Written instruction:
Starting at the line containing "Clone this chart in Plotly." and ending at the line containing "import plotly.graph_objects as go", reproduce each line exactly as written, with both end lines included and all pictures omitted.
[BEGIN Data for the task]
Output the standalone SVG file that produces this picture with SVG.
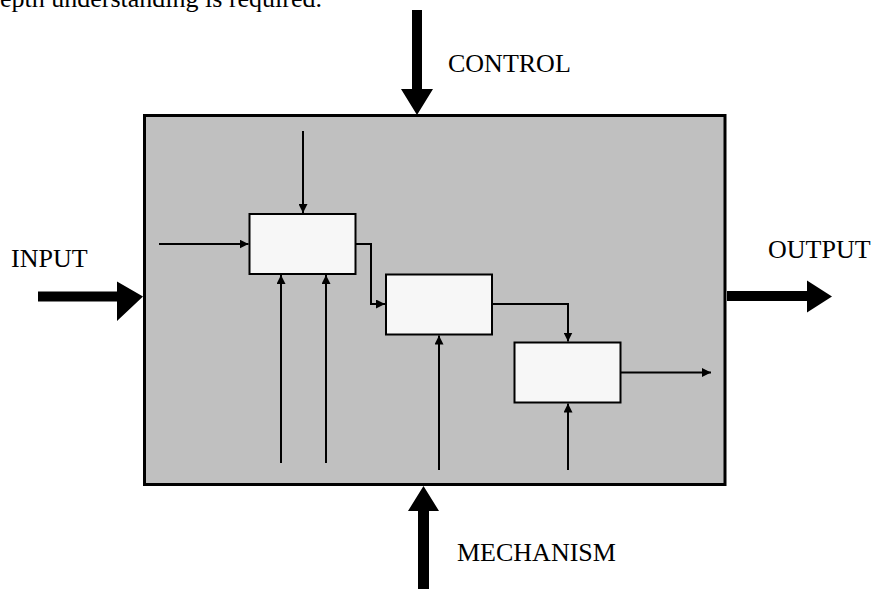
[END Data for the task]
[BEGIN Data for the task]
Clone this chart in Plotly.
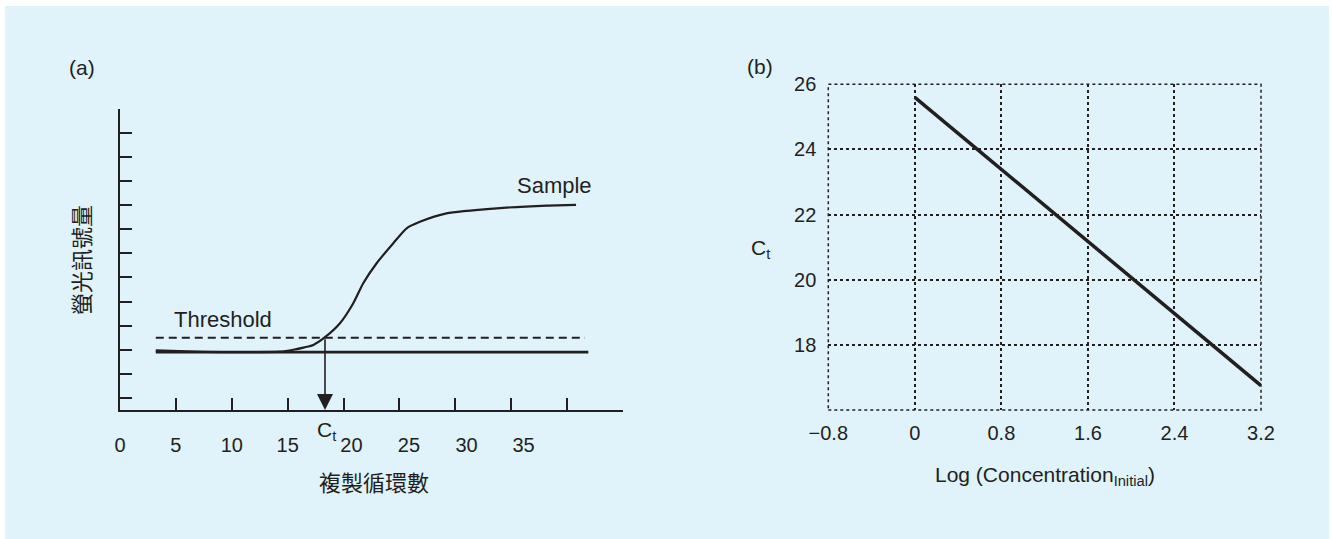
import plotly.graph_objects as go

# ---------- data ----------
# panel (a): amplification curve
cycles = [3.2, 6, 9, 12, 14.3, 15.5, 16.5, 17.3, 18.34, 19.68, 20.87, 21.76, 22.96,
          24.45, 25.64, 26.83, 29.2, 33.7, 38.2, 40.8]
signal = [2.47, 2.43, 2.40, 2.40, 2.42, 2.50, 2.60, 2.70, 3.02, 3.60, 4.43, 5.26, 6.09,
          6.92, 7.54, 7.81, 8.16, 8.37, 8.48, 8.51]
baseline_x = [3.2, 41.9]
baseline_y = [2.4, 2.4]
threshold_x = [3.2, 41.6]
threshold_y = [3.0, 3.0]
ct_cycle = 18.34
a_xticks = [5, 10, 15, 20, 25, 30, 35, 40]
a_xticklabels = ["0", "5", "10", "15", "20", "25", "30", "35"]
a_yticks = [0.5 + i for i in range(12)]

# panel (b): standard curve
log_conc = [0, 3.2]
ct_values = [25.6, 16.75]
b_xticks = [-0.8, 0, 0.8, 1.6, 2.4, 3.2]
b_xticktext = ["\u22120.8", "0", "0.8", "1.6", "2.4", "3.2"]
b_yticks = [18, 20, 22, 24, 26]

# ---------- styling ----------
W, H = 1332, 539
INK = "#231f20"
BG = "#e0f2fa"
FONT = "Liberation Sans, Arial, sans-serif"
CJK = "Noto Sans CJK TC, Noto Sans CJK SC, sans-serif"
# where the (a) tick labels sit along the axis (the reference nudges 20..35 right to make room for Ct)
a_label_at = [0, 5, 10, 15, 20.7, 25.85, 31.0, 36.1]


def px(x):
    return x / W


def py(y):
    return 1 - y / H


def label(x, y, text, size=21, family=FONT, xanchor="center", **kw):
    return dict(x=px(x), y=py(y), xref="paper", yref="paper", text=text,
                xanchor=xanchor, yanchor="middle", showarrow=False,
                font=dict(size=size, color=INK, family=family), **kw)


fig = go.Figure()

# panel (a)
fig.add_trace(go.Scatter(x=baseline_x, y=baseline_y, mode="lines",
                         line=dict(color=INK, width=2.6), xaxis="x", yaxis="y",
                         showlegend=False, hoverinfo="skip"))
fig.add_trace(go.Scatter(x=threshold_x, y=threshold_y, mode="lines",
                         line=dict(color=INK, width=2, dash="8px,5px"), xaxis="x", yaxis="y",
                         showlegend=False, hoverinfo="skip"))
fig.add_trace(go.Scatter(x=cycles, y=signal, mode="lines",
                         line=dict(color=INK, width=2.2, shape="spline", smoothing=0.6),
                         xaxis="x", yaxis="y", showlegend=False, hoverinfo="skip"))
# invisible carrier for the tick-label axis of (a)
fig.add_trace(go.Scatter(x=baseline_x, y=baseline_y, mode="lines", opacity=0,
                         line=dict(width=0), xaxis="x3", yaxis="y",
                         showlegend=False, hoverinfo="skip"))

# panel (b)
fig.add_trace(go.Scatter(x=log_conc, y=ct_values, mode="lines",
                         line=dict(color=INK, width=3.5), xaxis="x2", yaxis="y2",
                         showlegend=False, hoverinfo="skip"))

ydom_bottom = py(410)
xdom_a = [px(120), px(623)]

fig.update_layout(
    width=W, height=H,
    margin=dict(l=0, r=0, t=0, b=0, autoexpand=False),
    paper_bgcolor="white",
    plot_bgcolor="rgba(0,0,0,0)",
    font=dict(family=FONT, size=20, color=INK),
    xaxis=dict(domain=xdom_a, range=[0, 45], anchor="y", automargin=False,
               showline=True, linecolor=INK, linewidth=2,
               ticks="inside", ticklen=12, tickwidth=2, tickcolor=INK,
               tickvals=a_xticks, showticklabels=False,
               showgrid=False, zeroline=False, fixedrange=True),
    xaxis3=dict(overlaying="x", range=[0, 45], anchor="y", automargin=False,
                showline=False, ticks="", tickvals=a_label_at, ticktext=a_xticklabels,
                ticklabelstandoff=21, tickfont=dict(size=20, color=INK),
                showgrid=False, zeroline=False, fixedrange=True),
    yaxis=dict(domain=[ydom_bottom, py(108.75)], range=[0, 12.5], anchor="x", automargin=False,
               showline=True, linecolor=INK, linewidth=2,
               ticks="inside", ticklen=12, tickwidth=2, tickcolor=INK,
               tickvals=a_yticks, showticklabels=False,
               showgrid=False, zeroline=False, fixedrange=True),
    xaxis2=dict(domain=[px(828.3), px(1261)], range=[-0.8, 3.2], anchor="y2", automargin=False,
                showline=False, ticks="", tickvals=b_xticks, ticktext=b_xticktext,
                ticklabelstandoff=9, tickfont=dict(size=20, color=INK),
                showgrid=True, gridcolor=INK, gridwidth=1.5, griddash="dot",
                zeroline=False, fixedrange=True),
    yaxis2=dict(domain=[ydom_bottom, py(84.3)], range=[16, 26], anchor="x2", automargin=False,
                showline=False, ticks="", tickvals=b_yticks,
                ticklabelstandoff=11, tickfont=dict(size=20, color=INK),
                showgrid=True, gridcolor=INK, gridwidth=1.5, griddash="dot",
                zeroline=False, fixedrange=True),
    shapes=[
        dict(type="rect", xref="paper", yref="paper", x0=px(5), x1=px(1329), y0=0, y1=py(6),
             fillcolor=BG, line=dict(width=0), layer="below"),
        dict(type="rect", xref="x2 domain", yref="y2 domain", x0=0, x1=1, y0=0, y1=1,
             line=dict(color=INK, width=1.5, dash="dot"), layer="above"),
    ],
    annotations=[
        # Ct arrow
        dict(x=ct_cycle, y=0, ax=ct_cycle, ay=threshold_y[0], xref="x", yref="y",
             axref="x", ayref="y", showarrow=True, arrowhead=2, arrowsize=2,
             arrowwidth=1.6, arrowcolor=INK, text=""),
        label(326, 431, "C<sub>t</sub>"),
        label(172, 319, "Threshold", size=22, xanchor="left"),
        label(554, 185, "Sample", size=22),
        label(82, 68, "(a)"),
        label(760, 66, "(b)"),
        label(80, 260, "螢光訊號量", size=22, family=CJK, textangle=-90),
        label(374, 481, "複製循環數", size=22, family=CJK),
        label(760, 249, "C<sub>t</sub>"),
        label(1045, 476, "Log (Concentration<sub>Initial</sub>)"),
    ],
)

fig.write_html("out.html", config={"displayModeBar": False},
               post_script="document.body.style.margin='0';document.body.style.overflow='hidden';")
[END Data for the task]
Exercise response:
Clone this chart in Plotly.
import plotly.graph_objects as go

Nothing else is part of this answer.